* **Exercise description**:
Return the lines below that carry the word "Output".

* **Stored records**:

● ● ● ● ●

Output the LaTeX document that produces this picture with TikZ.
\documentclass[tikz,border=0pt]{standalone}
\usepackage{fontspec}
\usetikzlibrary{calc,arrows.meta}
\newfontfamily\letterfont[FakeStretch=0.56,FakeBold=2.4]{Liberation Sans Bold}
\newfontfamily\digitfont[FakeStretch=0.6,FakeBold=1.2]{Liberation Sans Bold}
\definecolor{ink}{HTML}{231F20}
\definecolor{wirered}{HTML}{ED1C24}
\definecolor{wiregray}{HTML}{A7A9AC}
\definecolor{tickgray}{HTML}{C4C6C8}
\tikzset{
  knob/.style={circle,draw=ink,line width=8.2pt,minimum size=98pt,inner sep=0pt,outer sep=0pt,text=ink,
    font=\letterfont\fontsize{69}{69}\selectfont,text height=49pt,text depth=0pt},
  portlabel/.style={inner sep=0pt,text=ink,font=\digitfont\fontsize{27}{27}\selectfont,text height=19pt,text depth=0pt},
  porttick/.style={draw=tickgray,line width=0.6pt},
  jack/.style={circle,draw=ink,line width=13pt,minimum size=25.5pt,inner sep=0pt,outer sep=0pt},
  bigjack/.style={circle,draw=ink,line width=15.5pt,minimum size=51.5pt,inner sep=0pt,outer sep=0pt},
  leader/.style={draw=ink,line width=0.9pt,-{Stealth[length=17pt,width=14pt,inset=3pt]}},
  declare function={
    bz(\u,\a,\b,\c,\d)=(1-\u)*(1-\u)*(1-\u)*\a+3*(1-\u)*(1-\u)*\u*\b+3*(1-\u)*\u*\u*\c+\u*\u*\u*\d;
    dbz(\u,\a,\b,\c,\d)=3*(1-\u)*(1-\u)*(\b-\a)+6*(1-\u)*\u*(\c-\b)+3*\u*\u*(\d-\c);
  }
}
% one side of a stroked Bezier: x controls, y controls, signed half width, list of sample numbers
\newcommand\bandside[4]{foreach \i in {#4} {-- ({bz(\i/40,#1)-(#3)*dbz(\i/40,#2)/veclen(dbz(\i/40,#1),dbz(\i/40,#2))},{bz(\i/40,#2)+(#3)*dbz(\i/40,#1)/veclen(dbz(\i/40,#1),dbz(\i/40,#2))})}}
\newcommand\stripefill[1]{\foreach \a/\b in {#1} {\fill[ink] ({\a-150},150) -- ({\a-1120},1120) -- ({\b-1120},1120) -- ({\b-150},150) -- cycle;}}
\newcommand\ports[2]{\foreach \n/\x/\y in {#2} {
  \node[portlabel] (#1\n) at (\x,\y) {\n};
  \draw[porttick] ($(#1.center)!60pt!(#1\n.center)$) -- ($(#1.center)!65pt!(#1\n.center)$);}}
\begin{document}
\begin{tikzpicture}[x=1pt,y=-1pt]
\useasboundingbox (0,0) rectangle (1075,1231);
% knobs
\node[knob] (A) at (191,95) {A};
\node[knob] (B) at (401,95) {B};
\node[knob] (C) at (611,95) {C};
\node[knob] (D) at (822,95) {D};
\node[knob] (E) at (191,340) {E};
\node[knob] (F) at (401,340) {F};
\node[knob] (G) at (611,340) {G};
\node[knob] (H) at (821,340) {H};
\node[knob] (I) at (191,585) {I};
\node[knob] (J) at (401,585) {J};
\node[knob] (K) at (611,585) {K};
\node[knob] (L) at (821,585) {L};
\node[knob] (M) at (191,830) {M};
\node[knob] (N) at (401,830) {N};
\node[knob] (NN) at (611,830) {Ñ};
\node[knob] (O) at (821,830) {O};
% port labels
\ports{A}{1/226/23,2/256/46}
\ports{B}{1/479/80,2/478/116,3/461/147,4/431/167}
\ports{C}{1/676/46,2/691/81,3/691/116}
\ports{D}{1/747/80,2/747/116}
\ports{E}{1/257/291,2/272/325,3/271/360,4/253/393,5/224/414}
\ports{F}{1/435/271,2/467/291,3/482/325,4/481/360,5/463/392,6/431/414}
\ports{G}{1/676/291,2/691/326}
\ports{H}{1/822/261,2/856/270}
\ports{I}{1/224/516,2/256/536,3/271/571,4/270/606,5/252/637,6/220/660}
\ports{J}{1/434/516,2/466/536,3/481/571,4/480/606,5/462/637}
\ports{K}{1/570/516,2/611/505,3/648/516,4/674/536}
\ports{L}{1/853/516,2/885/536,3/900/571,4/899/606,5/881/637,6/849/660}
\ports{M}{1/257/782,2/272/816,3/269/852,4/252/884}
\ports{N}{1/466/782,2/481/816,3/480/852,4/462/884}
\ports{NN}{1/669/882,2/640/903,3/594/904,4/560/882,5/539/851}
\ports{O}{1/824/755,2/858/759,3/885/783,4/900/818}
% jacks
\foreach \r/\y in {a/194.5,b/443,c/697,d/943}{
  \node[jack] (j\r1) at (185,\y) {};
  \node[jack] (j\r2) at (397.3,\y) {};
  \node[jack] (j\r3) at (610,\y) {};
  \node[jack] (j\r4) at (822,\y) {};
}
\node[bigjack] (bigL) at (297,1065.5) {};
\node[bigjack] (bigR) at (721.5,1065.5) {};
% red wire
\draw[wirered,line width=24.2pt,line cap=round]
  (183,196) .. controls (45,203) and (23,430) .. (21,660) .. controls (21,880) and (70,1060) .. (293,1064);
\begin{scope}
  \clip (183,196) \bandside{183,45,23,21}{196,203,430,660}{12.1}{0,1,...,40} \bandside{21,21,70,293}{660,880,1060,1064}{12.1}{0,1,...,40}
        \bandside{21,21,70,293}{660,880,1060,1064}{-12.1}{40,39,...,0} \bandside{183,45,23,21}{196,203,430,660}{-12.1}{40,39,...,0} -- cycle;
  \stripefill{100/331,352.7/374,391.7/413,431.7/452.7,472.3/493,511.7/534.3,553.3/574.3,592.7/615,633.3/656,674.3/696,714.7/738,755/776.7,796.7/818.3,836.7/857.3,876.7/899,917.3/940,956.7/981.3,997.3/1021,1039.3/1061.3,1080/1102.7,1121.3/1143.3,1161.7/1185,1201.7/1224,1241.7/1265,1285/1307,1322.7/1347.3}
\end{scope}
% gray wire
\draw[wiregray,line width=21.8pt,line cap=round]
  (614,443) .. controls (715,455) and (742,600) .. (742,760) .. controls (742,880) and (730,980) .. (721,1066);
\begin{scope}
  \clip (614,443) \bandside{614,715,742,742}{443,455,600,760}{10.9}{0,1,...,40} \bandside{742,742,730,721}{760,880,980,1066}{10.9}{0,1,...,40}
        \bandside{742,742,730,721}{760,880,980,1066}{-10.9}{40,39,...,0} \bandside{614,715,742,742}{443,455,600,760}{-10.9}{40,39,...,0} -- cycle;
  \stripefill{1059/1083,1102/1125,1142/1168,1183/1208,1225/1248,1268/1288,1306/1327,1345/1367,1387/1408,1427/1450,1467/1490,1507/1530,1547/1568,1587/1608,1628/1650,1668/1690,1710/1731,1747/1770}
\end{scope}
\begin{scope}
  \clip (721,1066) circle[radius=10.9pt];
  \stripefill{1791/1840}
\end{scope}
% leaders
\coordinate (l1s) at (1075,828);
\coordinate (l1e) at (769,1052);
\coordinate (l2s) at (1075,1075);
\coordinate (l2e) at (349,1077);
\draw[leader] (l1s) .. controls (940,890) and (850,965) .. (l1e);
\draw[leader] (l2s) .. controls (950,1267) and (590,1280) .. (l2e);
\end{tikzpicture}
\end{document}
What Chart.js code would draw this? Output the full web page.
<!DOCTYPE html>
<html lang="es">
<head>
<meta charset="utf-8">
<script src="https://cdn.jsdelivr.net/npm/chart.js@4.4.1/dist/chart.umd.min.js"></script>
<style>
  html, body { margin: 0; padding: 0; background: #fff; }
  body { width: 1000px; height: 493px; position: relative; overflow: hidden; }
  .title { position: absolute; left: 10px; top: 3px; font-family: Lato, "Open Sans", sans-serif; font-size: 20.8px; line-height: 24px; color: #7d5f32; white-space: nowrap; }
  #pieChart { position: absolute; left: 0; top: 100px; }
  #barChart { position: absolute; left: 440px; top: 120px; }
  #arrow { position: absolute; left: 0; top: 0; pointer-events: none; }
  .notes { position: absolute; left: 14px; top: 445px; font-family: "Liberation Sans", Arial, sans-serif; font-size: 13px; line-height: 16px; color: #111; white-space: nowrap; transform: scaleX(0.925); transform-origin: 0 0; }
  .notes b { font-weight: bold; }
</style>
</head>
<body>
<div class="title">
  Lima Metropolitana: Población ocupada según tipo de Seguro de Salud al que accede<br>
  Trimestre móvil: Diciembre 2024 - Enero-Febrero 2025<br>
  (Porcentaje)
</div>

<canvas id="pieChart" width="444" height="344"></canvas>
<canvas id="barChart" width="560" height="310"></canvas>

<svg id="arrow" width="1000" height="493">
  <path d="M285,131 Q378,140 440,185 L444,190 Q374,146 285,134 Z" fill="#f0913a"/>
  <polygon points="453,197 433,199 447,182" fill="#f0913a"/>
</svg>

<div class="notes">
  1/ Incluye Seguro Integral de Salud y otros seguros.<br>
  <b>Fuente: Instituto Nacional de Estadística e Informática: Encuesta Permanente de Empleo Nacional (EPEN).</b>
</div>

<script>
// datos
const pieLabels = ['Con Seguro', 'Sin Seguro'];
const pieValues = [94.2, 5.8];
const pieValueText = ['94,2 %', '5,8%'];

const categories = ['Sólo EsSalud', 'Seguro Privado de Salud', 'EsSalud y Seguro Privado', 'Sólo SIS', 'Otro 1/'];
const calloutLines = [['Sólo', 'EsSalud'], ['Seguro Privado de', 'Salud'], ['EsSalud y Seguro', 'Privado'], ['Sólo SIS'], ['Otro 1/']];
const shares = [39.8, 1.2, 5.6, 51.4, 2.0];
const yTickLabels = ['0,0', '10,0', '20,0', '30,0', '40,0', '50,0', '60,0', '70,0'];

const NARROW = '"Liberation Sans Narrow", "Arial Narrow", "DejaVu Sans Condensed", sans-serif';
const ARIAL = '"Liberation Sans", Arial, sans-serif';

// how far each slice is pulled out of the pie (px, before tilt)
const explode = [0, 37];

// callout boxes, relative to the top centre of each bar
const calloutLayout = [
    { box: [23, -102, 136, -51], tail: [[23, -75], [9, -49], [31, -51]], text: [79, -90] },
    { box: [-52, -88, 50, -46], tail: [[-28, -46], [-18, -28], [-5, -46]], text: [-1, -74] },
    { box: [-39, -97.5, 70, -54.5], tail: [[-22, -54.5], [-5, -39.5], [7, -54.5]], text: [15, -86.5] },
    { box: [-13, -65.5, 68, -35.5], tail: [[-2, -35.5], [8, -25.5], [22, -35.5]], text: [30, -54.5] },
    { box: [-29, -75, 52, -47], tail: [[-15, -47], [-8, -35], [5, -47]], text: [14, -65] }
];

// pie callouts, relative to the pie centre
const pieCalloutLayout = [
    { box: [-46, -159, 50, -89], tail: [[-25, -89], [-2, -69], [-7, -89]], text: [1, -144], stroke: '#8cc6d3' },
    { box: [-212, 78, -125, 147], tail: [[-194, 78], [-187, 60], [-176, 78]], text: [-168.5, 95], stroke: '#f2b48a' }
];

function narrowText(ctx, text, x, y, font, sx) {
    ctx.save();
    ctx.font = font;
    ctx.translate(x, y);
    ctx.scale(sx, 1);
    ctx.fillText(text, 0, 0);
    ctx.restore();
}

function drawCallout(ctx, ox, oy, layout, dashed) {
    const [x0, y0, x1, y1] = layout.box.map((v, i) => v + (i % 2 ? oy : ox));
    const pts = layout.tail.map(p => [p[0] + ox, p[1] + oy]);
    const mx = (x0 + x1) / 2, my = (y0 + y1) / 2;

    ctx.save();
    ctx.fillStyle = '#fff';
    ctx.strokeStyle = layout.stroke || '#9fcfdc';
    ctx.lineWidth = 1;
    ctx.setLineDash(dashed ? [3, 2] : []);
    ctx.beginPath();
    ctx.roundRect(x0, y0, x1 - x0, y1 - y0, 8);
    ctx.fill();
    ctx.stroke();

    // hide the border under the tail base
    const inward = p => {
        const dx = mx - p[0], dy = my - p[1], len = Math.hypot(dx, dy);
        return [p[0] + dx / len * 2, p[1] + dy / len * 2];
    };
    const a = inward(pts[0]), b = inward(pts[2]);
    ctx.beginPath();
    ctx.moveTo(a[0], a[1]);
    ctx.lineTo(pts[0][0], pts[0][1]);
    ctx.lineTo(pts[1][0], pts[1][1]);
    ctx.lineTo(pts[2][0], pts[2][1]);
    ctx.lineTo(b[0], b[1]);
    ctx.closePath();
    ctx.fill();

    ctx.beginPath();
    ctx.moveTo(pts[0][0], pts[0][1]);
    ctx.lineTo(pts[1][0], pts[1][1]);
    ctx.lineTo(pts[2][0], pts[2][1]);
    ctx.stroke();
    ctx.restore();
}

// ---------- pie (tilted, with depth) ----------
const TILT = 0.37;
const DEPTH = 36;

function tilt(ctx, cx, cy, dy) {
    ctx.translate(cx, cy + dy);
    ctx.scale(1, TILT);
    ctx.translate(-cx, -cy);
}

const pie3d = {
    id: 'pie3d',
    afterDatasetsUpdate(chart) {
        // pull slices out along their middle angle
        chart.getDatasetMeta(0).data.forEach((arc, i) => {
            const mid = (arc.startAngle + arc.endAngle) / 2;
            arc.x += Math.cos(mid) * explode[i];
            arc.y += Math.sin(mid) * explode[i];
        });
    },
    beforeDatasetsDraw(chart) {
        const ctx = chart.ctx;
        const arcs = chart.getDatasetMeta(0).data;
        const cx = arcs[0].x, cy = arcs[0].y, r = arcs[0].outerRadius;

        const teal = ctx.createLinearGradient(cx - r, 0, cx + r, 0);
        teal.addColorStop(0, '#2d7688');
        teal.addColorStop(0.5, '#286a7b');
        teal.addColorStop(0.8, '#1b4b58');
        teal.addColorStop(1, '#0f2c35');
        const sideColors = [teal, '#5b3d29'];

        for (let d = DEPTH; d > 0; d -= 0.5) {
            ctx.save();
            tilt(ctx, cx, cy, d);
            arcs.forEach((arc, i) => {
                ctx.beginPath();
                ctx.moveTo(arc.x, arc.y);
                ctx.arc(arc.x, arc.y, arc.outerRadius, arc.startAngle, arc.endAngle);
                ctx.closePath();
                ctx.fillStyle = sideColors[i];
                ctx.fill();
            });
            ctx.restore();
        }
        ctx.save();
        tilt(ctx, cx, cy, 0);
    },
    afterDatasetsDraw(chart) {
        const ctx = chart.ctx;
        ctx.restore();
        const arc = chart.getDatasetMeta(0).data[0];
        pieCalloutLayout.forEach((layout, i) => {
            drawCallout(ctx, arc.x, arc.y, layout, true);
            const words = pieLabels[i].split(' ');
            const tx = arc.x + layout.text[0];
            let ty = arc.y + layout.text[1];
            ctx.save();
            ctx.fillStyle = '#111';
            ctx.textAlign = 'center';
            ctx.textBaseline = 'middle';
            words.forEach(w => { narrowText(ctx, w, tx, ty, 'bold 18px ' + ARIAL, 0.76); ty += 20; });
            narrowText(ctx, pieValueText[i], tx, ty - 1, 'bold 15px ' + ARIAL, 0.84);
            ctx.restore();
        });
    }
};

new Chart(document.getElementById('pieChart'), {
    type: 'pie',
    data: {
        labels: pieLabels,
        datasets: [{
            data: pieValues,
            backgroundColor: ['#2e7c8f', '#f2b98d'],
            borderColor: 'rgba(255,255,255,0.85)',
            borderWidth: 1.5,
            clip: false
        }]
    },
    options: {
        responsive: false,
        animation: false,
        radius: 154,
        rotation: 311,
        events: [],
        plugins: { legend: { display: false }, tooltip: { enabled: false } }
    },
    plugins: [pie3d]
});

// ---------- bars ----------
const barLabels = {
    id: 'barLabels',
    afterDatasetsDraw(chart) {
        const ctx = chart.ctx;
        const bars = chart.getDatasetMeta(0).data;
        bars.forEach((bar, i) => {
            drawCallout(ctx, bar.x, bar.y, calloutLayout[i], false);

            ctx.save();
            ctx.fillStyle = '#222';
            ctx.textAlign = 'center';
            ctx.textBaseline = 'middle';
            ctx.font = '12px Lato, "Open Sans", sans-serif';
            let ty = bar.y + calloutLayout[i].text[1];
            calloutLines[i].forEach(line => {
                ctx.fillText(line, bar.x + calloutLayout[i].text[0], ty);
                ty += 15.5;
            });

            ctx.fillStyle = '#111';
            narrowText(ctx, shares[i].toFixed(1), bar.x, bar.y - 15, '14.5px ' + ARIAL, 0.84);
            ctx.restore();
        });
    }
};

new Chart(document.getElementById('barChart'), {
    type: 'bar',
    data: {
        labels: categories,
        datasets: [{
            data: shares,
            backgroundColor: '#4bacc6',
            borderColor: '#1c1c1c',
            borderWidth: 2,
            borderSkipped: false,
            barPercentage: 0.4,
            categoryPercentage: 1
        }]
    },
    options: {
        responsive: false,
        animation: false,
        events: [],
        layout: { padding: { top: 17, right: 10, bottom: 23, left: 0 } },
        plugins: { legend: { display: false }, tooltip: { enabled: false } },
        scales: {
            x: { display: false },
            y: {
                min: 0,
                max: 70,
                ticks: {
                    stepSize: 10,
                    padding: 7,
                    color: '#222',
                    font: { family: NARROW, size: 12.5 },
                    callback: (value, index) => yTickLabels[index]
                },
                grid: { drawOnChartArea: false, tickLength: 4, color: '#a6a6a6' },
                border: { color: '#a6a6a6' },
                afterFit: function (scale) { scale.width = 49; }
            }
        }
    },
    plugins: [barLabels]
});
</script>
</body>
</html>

● ● ● ● ●

* **Correct answer**:
Output the LaTeX document that produces this picture with TikZ.
What Chart.js code would draw this? Output the full web page.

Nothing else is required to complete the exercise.